Normal modes of linearized global primitive shallow water equations were found given a basic state of latitudinally dependent steady zonal flow. The solutions are free Rossby and gravity waves. Many of the waves' north-south structures are similar to Hough functions, which are the solutions of the simpler problem of free waves in an atmosphere at rest.

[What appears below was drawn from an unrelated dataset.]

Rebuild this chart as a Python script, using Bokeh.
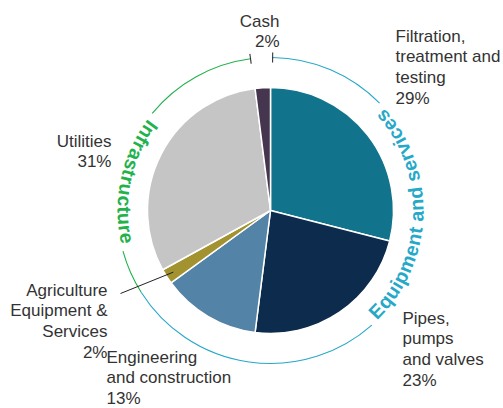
import numpy as np
from bokeh.plotting import figure
from bokeh.models import Range1d
from bokeh.embed import file_html
from bokeh.resources import INLINE
from bokeh.core.properties import value

# ---------------- data ----------------
categories = ["Filtration, treatment and testing", "Pipes, pumps and valves",
              "Engineering and construction", "Agriculture Equipment & Services",
              "Utilities", "Cash"]
shares = [29, 23, 13, 2, 31, 2]
slice_labels = ["Filtration,\ntreatment and\ntesting\n29%",
                "Pipes,\npumps\nand valves\n23%",
                "Engineering\nand construction\n13%",
                "Agriculture\nEquipment &\nServices\n2%",
                "Utilities\n31%",
                "Cash\n2%"]
slice_colors = ["#12748c", "#0c2b4d", "#5383a6", "#a39230", "#c4c5c4", "#46354e"]

group_names = ["Equipment and services", "Infrastructure"]
group_colors = ["#26a8c8", "#22b24c"]

# ---------------- layout ----------------
R_PIE = 123
R_ARC = 153
R_TXT = 146
ARC_FS = 19.5
LBL_FS = 17
group_text_center = [-2.0, 168.0]  # degrees

# label anchors (x, y_top, align)
label_pos = [(125, 184, "left"), (132, -98, "left"), (-164, -137, "left"),
             (-163, -70, "right"), (-159, 79, "right"), (9, 199, "right")]

# Arial Bold advance widths (per 1000 em)
W = {" ": 278, "&": 722, "E": 667, "I": 278, "a": 556, "c": 556, "d": 611,
     "e": 556, "f": 333, "i": 278, "m": 889, "n": 611, "p": 611, "q": 611,
     "r": 389, "s": 556, "t": 333, "u": 611, "v": 556}

p = figure(width=503, height=408, x_range=Range1d(-270, 233), y_range=Range1d(-198, 210),
           toolbar_location=None, output_backend="svg", min_border=0)
p.xaxis.visible = False
p.yaxis.visible = False
p.xgrid.visible = False
p.ygrid.visible = False
p.outline_line_color = None
p.background_fill_color = "white"

frac = np.array(shares, dtype=float) / sum(shares)
cum = np.concatenate([[0.0], np.cumsum(frac)])
start = np.pi / 2 - 2 * np.pi * cum[1:]
end = np.pi / 2 - 2 * np.pi * cum[:-1]

p.wedge(x=0, y=0, radius=R_PIE, start_angle=start, end_angle=end,
        fill_color=slice_colors, line_color="white", line_width=1.5)

# ---------- group arcs ----------
mid_ag = (start[3] + end[3]) / 2            # split between the two arcs (~ -148 deg)
eq_lo = mid_ag                              # ~ -148 deg
eq_hi = end[0] - np.deg2rad(0.8)            # ~ 89 deg
inf_lo = end[5] + 2 * np.pi + np.deg2rad(0.3)   # ~ 97.5 deg (after cash slice)
inf_hi = mid_ag + 2 * np.pi                 # ~ 212 deg
arc_ranges = [(eq_lo, eq_hi), (inf_lo, inf_hi)]
tick_angles = [eq_hi, inf_lo]

for gi, name in enumerate(group_names):
    lo, hi = arc_ranges[gi]
    w = np.array([W[c] for c in name]) / 1000.0 * ARC_FS
    total = w.sum()
    cen = np.deg2rad(group_text_center[gi])
    half = total / (2 * R_TXT)
    pad = np.deg2rad(2.5)
    g0, g1 = cen - half - pad, cen + half + pad
    p.arc(x=0, y=0, radius=R_ARC, start_angle=[lo, g1], end_angle=[g0, hi],
          line_color=group_colors[gi], line_width=1.1)
    t = tick_angles[gi]
    p.segment(x0=(R_ARC - 5) * np.cos(t), y0=(R_ARC - 5) * np.sin(t),
              x1=(R_ARC + 5) * np.cos(t), y1=(R_ARC + 5) * np.sin(t),
              line_color="#333333", line_width=1.1)
    pos = np.cumsum(w) - w / 2
    phi = cen - half + pos / R_TXT
    p.text(x=R_TXT * np.cos(phi), y=R_TXT * np.sin(phi), text=list(name),
           angle=phi + np.pi / 2, text_align="center", text_baseline="middle",
           text_font=value("Liberation Sans"), text_font_style="bold",
           text_font_size=f"{ARC_FS}px", text_color=group_colors[gi])

# ---------- leader line for small agriculture slice ----------
p.segment(x0=(R_PIE - 8) * np.cos(mid_ag), y0=(R_PIE - 8) * np.sin(mid_ag),
          x1=-150, y1=-83, line_color="#222222", line_width=1)

# ---------- labels ----------
for align in ["left", "right"]:
    idx = [i for i in range(len(slice_labels)) if label_pos[i][2] == align]
    p.text(x=[label_pos[i][0] for i in idx], y=[label_pos[i][1] for i in idx],
           text=[slice_labels[i] for i in idx], text_align=align, text_baseline="top",
           text_font=value("Liberation Sans"), text_font_size=f"{LBL_FS}px",
           text_line_height=1.09, text_color="#333333")

open("out.html", "w").write(file_html(p, INLINE))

By projecting 1200 consecutive days of twice-daily NMC global tropospheric analyses of velocity and geopotential onto idealized three-dimensional, normal-mode Rossby wave structures, time series of wave amplitudes and phases were formed. Spectral analyses of these time series for zonal wavenumbers 1–4 revealed statistically significant peaks at eight out of 25 theoretical Rossby wave frequencies. Six additional woes may exist, but their significance could not be statistically supported because their spectral peaks fell into the red noise portion of the spectra. Periods for the fourteen waves lie between ∼2 and ∼30 days. Excluding the two weakest waves, average amplitudes at the surface range from 0.3 to 2 mb.

Prior to this study, only two normal-mode Rossby waves had been identified with confidence in the troposphere, a zonal wavenumber-1, 5-day wave and a zonal wavenumber-1, 16-day way. This study has identified up to ten more modes which have comparable amplitudes.